Guards watching movies when teen self-harmed in custody
Aaron Bunch |
Prison staff were watching movies and a senior officer was partially undressed and relaxing in his office when an Indigenous teenager fatally self-harmed in youth detention.
Officers discovered 16-year-old Cleveland Dodd unresponsive in a cell at the Unit 18 facility at Perth’s Casuarina Prison in the early hours of October 12, after he twice contacted them through the intercom and threatened to hurt himself.
He was taken to hospital in a critical condition, where he later died.
West Australian corrective services minister Paul Papalia on Friday released the interim report of an internal investigation which he said had uncovered significant failures.
“Operational procedures were not followed on the night,” he told reporters.
Mr Papalia said Cleveland was not placed under heightened-risk observation despite making self-harm threats, and a staff member checking inmates was not carrying a radio.
The boy was held in a damaged cell and its closed-circuit camera was covered in toilet paper obscuring its view, while two of five staff required to wear body-worn cameras had not signed them out.
The investigation found staff were watching movies in the control room at the time Cleveland self-harmed and the senior officer on duty had unbuttoned his shirt and removed his boots and belt as he “rested” in a darkened nearby office.
“None of these things are acceptable,” Mr Papalia said.
“Collectively, they are disturbing and confirm the need for significant cultural change.”
A guard found Cleveland unresponsive at 1.40am but was not carrying a radio and didn’t have keys to the boy’s cell.
He advised his supervisor about the incident, but failed to alert three other guards and the duty nurse who were nearby.
Investigators raised concerns about the senior officer’s response to the incident, with the report stating he walked slowly to Cleveland’s cell.
Cleveland was transported to hospital at 2.32am and died more than a week later on October 20.
The report also stated that officers who were wearing body-worn cameras had not programmed them properly and the devices did not accurately capture the time of the incident as it unfolded.
Cleveland’s death is being investigated by the coroner and the Corruption and Crime Commission has started inquiries following allegations of serious misconduct.
The senior officer has been suspended pending the outcome of the investigation into Cleveland’s death and WA police are investigating.
Four of the five guards on duty when Cleveland self-harmed have submitted workers’ compensation claims related to psychological injury and are uncontactable.
The report said this will hinder the investigation.
Mr Papalia said Unit 18 would close as soon as a suitable replacement facility could be provided but declined to put a timeline on the closure.
In a statement, Cleveland’s family said it continued to grieve and “our beloved is buried before his time, long before.”
“Our son, brother, grandson is back on Country but to be buried, and his spirit rests strong with our ancestors,” they said.
Opposition spokesman for corrective services Peter Collier said the Cook government had allowed a flawed system to operate despite being warned such a tragedy was possible.

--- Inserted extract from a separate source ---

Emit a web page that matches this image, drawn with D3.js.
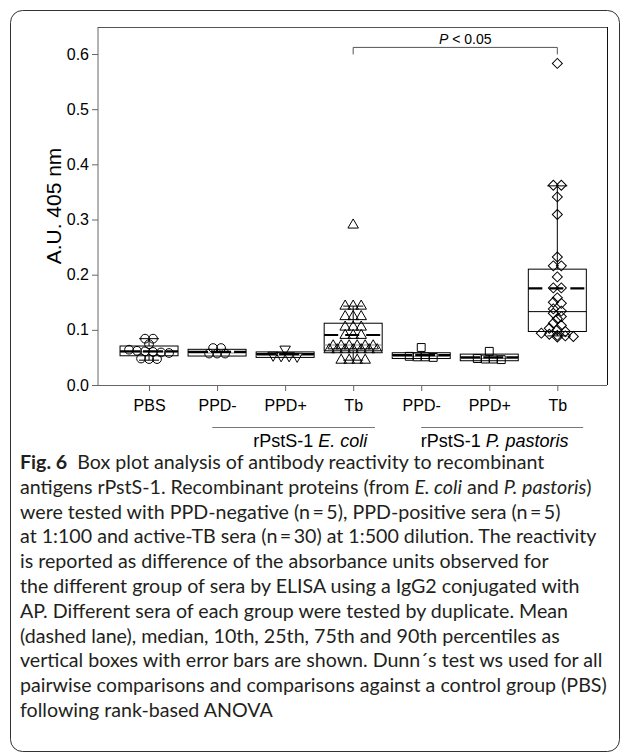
<!DOCTYPE html>
<html>
<head>
<meta charset="utf-8">
<script src="https://cdn.jsdelivr.net/npm/d3@7"></script>
<style>
  body { margin: 0; background: #fff; }
  svg { display: block; }
</style>
</head>
<body>
<svg width="629" height="753"></svg>
<script>
var groups = ['PBS', 'PPD-', 'PPD+', 'Tb', 'PPD-', 'PPD+', 'Tb']
var markers = ['circle', 'circle', 'triangleDown', 'triangle', 'square', 'square', 'diamond']

// individual sera, A.U. 405 nm
var pbs = [0.084, 0.084, 0.074, 0.064, 0.062, 0.061, 0.060, 0.059, 0.058, 0.048, 0.047, 0.047]
var coliNeg = [0.067, 0.067, 0.057, 0.057, 0.057]
var coliPos = [0.065, 0.054, 0.053, 0.053, 0.052]
var coliTb = [0.29, 0.143, 0.143, 0.143, 0.124, 0.124, 0.124, 0.105, 0.105, 0.105,
  0.09, 0.09, 0.09, 0.071, 0.071, 0.071, 0.071, 0.071, 0.071,
  0.064, 0.064, 0.064, 0.064, 0.064, 0.064, 0.064, 0.045, 0.045, 0.045, 0.045]
var pastNeg = [0.068, 0.052, 0.051, 0.051, 0.050]
var pastPos = [0.061, 0.048, 0.047, 0.047, 0.046]
var pastTb = [0.583, 0.362, 0.362, 0.341, 0.309, 0.232, 0.216, 0.216, 0.196, 0.176, 0.176,
  0.158, 0.150, 0.148, 0.138, 0.134, 0.130, 0.124, 0.120, 0.112, 0.108, 0.103,
  0.100, 0.097, 0.094, 0.092, 0.090, 0.089, 0.088, 0.087]
var points = [pbs, coliNeg, coliPos, coliTb, pastNeg, pastPos, pastTb]

// box statistics (null = not drawn, n too small)
var p10 = [0.045, null, null, 0.045, null, null, 0.089]
var p25 = [0.053, 0.0525, 0.050, 0.062, 0.048, 0.044, 0.097]
var medians = [0.060, 0.058, 0.054, 0.0725, 0.052, 0.048, 0.133]
var means = [0.061, 0.060, 0.056, 0.0906, 0.054, 0.050, 0.175]
var p75 = [0.0707, 0.0647, 0.060, 0.112, 0.0585, 0.056, 0.210]
var p90 = [0.084, null, null, 0.143, null, null, 0.361]

var yTicks = [0, 0.1, 0.2, 0.3, 0.4, 0.5, 0.6]
var sources = [['rPstS-1 ', 'E. coli'], ['rPstS-1 ', 'P. pastoris']]
var pLabel = ['P', ' < 0.05']

var caption = [
  '**Fig. 6**  Box plot analysis of antibody reactivity to recombinant',
  'antigens rPstS-1. Recombinant proteins (from *E. coli* and *P. pastoris*)',
  'were tested with PPD-negative (n\u2009=\u20095), PPD-positive sera (n\u2009=\u20095)',
  'at 1:100 and active-TB sera (n\u2009=\u200930) at 1:500 dilution. The reactivity',
  'is reported as difference of the absorbance units observed for',
  'the different group of sera by ELISA using a IgG2 conjugated with',
  'AP. Different sera of each group were tested by duplicate. Mean',
  '(dashed lane), median, 10th, 25th, 75th and 90th percentiles as',
  'vertical boxes with error bars are shown. Dunn\u00b4s test ws used for all',
  'pairwise comparisons and comparisons against a control group (PBS)',
  'following rank-based ANOVA'
]

var svg = d3.select('svg')
var font = '"Liberation Sans", Arial, sans-serif'
var pLeft = 98, pRight = 607, pTop = 27, pBottom = 385

var x = d3.scaleLinear().domain([0.25, 7.73]).range([pLeft, pRight])
var y = d3.scaleLinear().domain([0, 0.649]).range([pBottom, pTop])

// outer figure frame
svg.append('rect')
  .attr('x', 10.5).attr('y', 10.5)
  .attr('width', 609).attr('height', 741)
  .attr('rx', 12)
  .attr('fill', 'none')
  .attr('stroke', '#333')

var g = svg.append('g')

// axes
g.append('g')
  .attr('transform', 'translate(' + pLeft + ',0)')
  .call(d3.axisLeft(y).tickValues(yTicks).tickFormat(d3.format('.1f')).tickSize(6).tickPadding(3))
g.append('g')
  .attr('transform', 'translate(0,' + pBottom + ')')
  .call(d3.axisBottom(x).tickValues(d3.range(1, 8)).tickFormat(function(d) { return groups[d - 1] })
    .tickSize(6).tickPadding(9))
g.selectAll('.domain').remove()
g.selectAll('.tick line').attr('stroke', '#666')
g.selectAll('.tick text').attr('fill', '#000').style('font-family', font).style('font-size', '16px')

// plot frame
g.append('line').attr('x1', pLeft).attr('x2', pLeft).attr('y1', pTop).attr('y2', pBottom).attr('stroke', '#666')
g.append('line').attr('x1', pLeft).attr('x2', pRight).attr('y1', pBottom + 0.5).attr('y2', pBottom + 0.5).attr('stroke', '#666')
g.append('line').attr('x1', pLeft).attr('x2', pRight).attr('y1', pTop + 0.5).attr('y2', pTop + 0.5).attr('stroke', '#555')
g.append('line').attr('x1', pRight + 0.5).attr('x2', pRight + 0.5).attr('y1', pTop).attr('y2', pBottom).attr('stroke', '#111')

svg.append('text')
  .attr('transform', 'translate(61,' + (pTop + pBottom) / 2 + ') rotate(-90)')
  .attr('text-anchor', 'middle')
  .style('font-family', font).style('font-size', '21px')
  .text('A.U. 405 nm')

// boxes
var boxW = 58, capW = 20
var bx = g.append('g')
groups.forEach(function(name, i) {
  var cx = x(i + 1)
  if (p90[i] != null) {
    bx.append('line').attr('x1', cx).attr('x2', cx).attr('y1', y(p75[i])).attr('y2', y(p90[i])).attr('stroke', '#000')
    bx.append('line').attr('x1', cx).attr('x2', cx).attr('y1', y(p25[i])).attr('y2', y(p10[i])).attr('stroke', '#000')
    bx.append('line').attr('x1', cx - capW / 2).attr('x2', cx + capW / 2).attr('y1', y(p90[i])).attr('y2', y(p90[i])).attr('stroke', '#000')
    bx.append('line').attr('x1', cx - capW / 2).attr('x2', cx + capW / 2).attr('y1', y(p10[i])).attr('y2', y(p10[i])).attr('stroke', '#000')
  }
  bx.append('rect')
    .attr('x', cx - boxW / 2).attr('width', boxW)
    .attr('y', y(p75[i])).attr('height', y(p25[i]) - y(p75[i]))
    .attr('fill', 'none').attr('stroke', '#000')
  bx.append('line')
    .attr('x1', cx - boxW / 2).attr('x2', cx + boxW / 2)
    .attr('y1', y(medians[i])).attr('y2', y(medians[i]))
    .attr('stroke', i === 6 ? '#000' : '#888')
  bx.append('line')
    .attr('x1', cx - boxW / 2).attr('x2', cx + boxW / 2)
    .attr('y1', y(means[i])).attr('y2', y(means[i]))
    .attr('stroke', '#000').attr('stroke-width', 2.2)
    .attr('stroke-dasharray', i === 3 || i === 6 ? '14,7' : '20,3')
})

// points that sit within a few pixels of each other share a row, centred on the group
function rows(values, binPx, step) {
  var out = [], row = []
  function flush() {
    row.forEach(function(p, j) { p.dx = (j - (row.length - 1) / 2) * step; out.push(p) })
    row = []
  }
  values.slice().sort(d3.descending).forEach(function(v) {
    var py = y(v)
    if (row.length && py - row[0].y >= binPx) flush()
    row.push({v: v, y: py})
  })
  flush()
  return out
}

var shapes = {
  circle: {type: d3.symbolCircle, size: 60, rot: 0},
  triangle: {type: d3.symbolTriangle, size: 48, rot: 0},
  triangleDown: {type: d3.symbolTriangle, size: 48, rot: 180},
  square: {type: d3.symbolSquare, size: 62, rot: 0},
  diamond: {type: d3.symbolSquare, size: 50, rot: 45}
}

var pts = g.append('g')
points.forEach(function(vals, i) {
  var s = shapes[markers[i]]
  var sym = d3.symbol().type(s.type).size(s.size)
  pts.selectAll(null)
    .data(rows(vals, 3.5, 8))
    .enter().append('path')
    .attr('d', sym)
    .attr('transform', function(d) { return 'translate(' + (x(i + 1) + d.dx) + ',' + d.y + ') rotate(' + s.rot + ')' })
    .attr('fill', 'none')
    .attr('stroke', '#000')
    .attr('stroke-width', 1)
})

// significance bracket Tb (E. coli) vs Tb (P. pastoris)
var by = y(0.612)
g.append('path')
  .attr('d', 'M' + x(4) + ',' + (by + 7) + 'V' + by + 'H' + x(7) + 'V' + (by + 7))
  .attr('fill', 'none').attr('stroke', '#555')
var pt = g.append('text')
  .attr('x', (x(4) + x(7)) / 2 + 10).attr('y', by - 3)
  .attr('text-anchor', 'middle')
  .style('font-family', font).style('font-size', '14px')
pt.append('tspan').style('font-style', 'italic').text(pLabel[0])
pt.append('tspan').text(pLabel[1])

// source groups under the axis
var spans = [[1.93, 4.32, 3.37], [5.0, 7.38, 6.08]]
sources.forEach(function(lab, k) {
  g.append('line')
    .attr('x1', x(spans[k][0])).attr('x2', x(spans[k][1]))
    .attr('y1', 427.5).attr('y2', 427.5)
    .attr('stroke', '#777')
  var t = g.append('text')
    .attr('x', x(spans[k][2])).attr('y', 447)
    .attr('text-anchor', 'middle')
    .style('font-family', font).style('font-size', '18px')
  t.append('tspan').text(lab[0])
  t.append('tspan').style('font-style', 'italic').text(lab[1])
})

// caption
var capFont = 'Lato, "Open Sans", sans-serif'
var cap = svg.append('g').style('font-family', capFont).style('fill', '#231f20')
var capSize = 16
var lines = caption.map(function(line, i) {
  var t = cap.append('text')
    .attr('x', 20).attr('y', 469 + i * 24.8)
    .style('font-size', capSize + 'px')
    .attr('xml:space', 'preserve')
  line.split(/(\*\*[^*]+\*\*|\*[^*]+\*)/).forEach(function(part) {
    if (!part) return
    var ts = t.append('tspan')
    if (part.indexOf('**') === 0) ts.style('font-weight', 'bold').text(part.slice(2, -2))
    else if (part.indexOf('*') === 0) ts.style('font-style', 'italic').text(part.slice(1, -1))
    else ts.text(part)
  })
  return t
})
// fit the widest line to the text block width
var w = d3.max(lines, function(t) { return t.node().getComputedTextLength() })
capSize = capSize * 587 / w
lines.forEach(function(t) { t.style('font-size', capSize + 'px') })
</script>
</body>
</html>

“It’s hard to imagine what more could have gone wrong at Unit 18 in the lead-up to Cleveland’s death,” he said.
More than 130 community leaders have signed an open letter to Premier Roger Cook calling for the immediate closure of Unit 18, where “there have been 20 suicide attempts and more than 350 instances of self-harm”.
“You can choose to care for the children your government is responsible for,” the letter said.
Indigenous justice advocate Gerry Georgatas said updated operational policies that included better oversight and rehabilitation programs should have been implemented long ago.